## Exercise directions
Your task is to retype, word for word, the lines from the start of the data through the line holding "const BAR_W = 55;". Do not include the pictures.
-- -- --
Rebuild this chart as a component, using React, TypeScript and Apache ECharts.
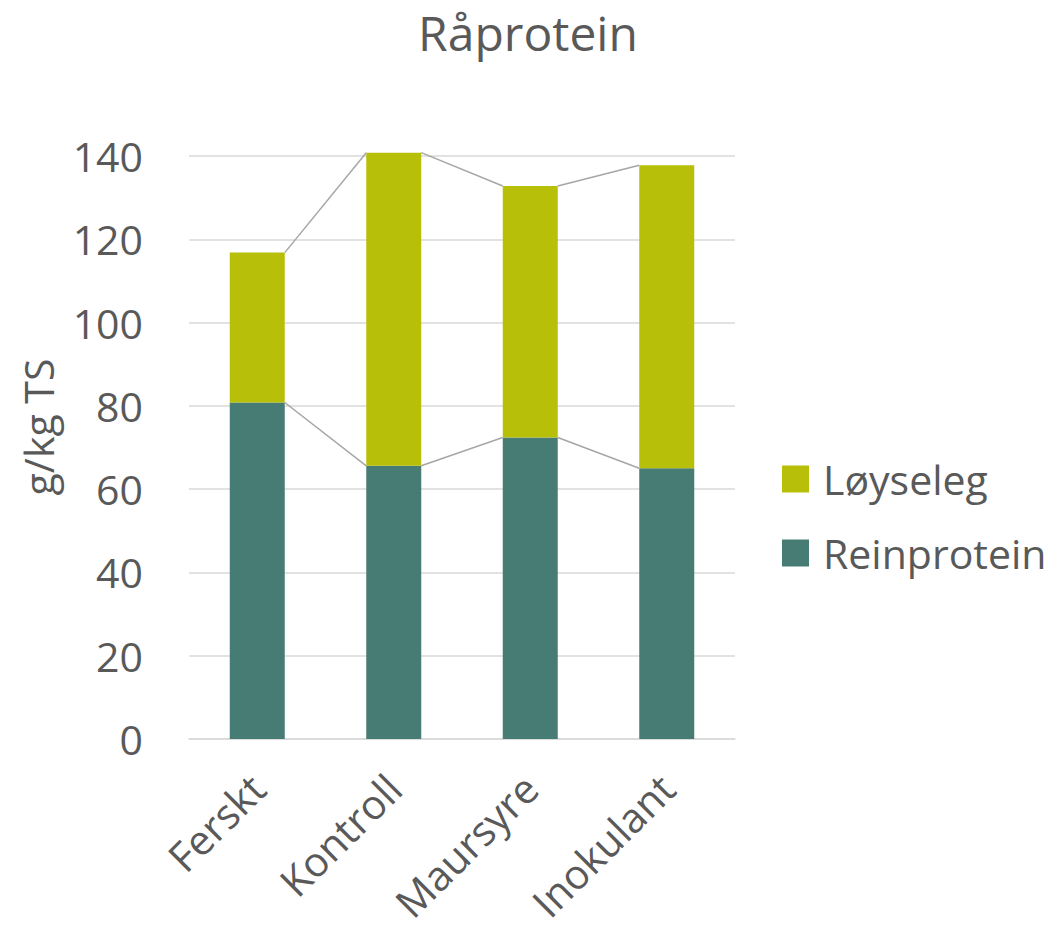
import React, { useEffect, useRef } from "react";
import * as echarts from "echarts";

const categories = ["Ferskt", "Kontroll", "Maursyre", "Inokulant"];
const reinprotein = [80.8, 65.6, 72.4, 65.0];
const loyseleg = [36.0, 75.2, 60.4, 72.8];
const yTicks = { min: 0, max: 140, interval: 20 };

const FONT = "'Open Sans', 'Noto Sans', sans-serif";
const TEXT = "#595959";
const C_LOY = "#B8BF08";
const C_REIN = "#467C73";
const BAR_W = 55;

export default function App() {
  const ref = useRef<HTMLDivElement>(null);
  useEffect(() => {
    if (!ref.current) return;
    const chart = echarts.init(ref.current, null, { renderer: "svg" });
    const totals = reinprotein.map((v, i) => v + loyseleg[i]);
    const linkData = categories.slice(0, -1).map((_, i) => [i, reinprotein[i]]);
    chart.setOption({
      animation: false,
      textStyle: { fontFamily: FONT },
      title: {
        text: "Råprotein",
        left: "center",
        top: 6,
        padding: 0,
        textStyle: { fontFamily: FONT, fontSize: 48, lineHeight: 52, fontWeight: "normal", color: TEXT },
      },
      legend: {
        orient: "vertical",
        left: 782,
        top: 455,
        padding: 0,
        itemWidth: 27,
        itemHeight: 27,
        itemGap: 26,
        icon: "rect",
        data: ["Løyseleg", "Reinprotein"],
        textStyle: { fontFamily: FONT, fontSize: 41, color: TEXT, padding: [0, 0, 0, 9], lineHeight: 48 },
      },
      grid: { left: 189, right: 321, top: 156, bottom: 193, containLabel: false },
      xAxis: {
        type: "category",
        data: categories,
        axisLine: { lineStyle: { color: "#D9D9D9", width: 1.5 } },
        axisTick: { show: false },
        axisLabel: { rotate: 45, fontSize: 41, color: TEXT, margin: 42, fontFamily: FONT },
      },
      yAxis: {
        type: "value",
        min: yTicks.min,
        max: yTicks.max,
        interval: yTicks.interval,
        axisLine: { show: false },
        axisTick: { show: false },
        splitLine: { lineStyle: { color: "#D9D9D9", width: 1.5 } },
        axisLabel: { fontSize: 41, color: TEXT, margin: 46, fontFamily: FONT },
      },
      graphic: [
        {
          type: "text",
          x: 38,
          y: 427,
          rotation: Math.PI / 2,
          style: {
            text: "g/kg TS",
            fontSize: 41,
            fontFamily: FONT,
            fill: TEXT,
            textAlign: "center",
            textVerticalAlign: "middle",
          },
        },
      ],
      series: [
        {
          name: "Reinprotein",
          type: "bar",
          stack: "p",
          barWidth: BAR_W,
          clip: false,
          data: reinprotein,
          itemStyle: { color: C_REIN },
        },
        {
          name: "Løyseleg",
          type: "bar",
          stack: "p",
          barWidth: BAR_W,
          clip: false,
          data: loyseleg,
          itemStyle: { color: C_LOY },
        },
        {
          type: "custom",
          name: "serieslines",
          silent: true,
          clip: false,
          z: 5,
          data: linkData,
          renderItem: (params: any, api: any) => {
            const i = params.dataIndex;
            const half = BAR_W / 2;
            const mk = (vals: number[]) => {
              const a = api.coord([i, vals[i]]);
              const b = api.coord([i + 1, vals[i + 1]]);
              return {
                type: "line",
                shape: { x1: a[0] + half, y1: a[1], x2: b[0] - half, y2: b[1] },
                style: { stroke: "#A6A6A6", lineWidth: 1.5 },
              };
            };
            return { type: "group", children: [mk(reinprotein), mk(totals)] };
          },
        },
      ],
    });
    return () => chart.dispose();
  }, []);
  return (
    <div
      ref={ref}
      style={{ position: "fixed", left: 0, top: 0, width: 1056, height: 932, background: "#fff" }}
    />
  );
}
-- -- --
## Complete output
Rebuild this chart as a component, using React, TypeScript and Apache ECharts.
import React, { useEffect, useRef } from "react";
import * as echarts from "echarts";

const categories = ["Ferskt", "Kontroll", "Maursyre", "Inokulant"];
const reinprotein = [80.8, 65.6, 72.4, 65.0];
const loyseleg = [36.0, 75.2, 60.4, 72.8];
const yTicks = { min: 0, max: 140, interval: 20 };

const FONT = "'Open Sans', 'Noto Sans', sans-serif";
const TEXT = "#595959";
const C_LOY = "#B8BF08";
const C_REIN = "#467C73";
const BAR_W = 55;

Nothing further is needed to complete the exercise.